Transparency legislation advances in House

Lawmakers considering whether to require more detailed financial reporting from higher ed

A bill that would require greater detail in existing reporting of financial information at institutions of higher education advanced this week in the State House.

House Bill 1252, Transparency of Higher Ed Financial Information, initially called for the University of Colorado, Colorado State University, the University of Northern Colorado and the Colorado School of Mines to be added to the statewide financial transparency act. It requires institutions to maintain a searchable database of all revenues and expenditures.

The bill also stipulates that additional information on faculty members – such as number of classes taught, amount of grant money received, reimbursement amounts including travel – be provided in the database.

Before the bill advanced from the House Committee on Education to the House Appropriations Committee earlier this week, it was amended to include all higher ed institutions that receive College Opportunity Fund money, therefore affecting several more four-year and two-year public and private institutions across the state.
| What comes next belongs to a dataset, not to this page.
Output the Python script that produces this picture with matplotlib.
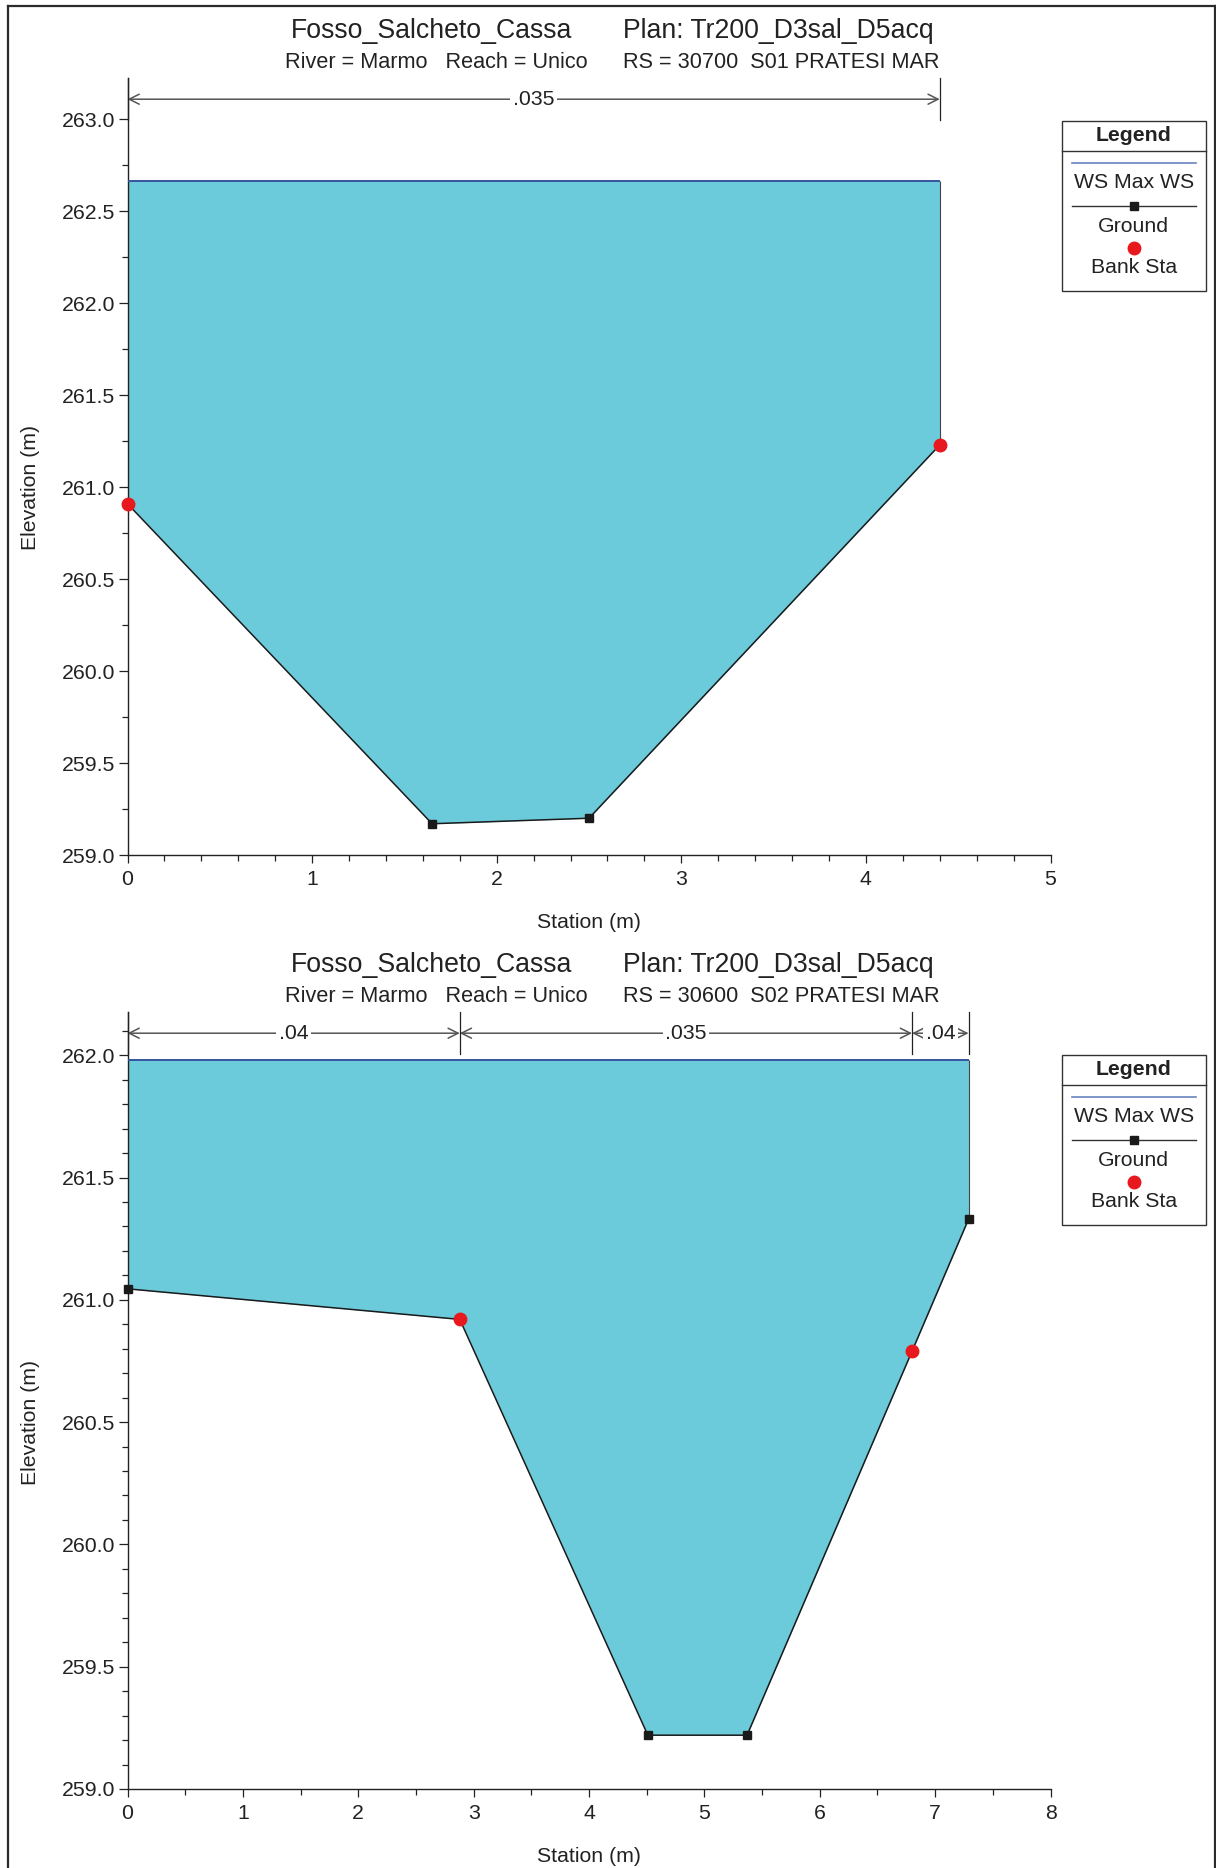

The School of Mines has publicly stated that it opposes the measure because of increased costs associated with establishing and maintaining a more complex database.

Vice President of University Communication Ken McConnellogue said CU supports transparency and noted the university already provides a database with much of the information called for in the bill, including faculty and staff compensation. “Our concern is with the fiscal note attached to the bill,” he said. Frequent updating and reporting of a more detailed database would require additional resources at CU campuses and throughout the system – up to roughly $500,000 per school to launch, then up to $300,000 annually to maintain.

Speaking for themselves rather than the entire board, Board of Regents members Sue Sharkey, R-Windsor, and James Geddes, R-Sedalia, told the education committee on Monday that they support the transparency bill. It’s possible that the regents could vote whether to support a resolution in favor of the bill during the board’s next meeting, tentatively set for March 14.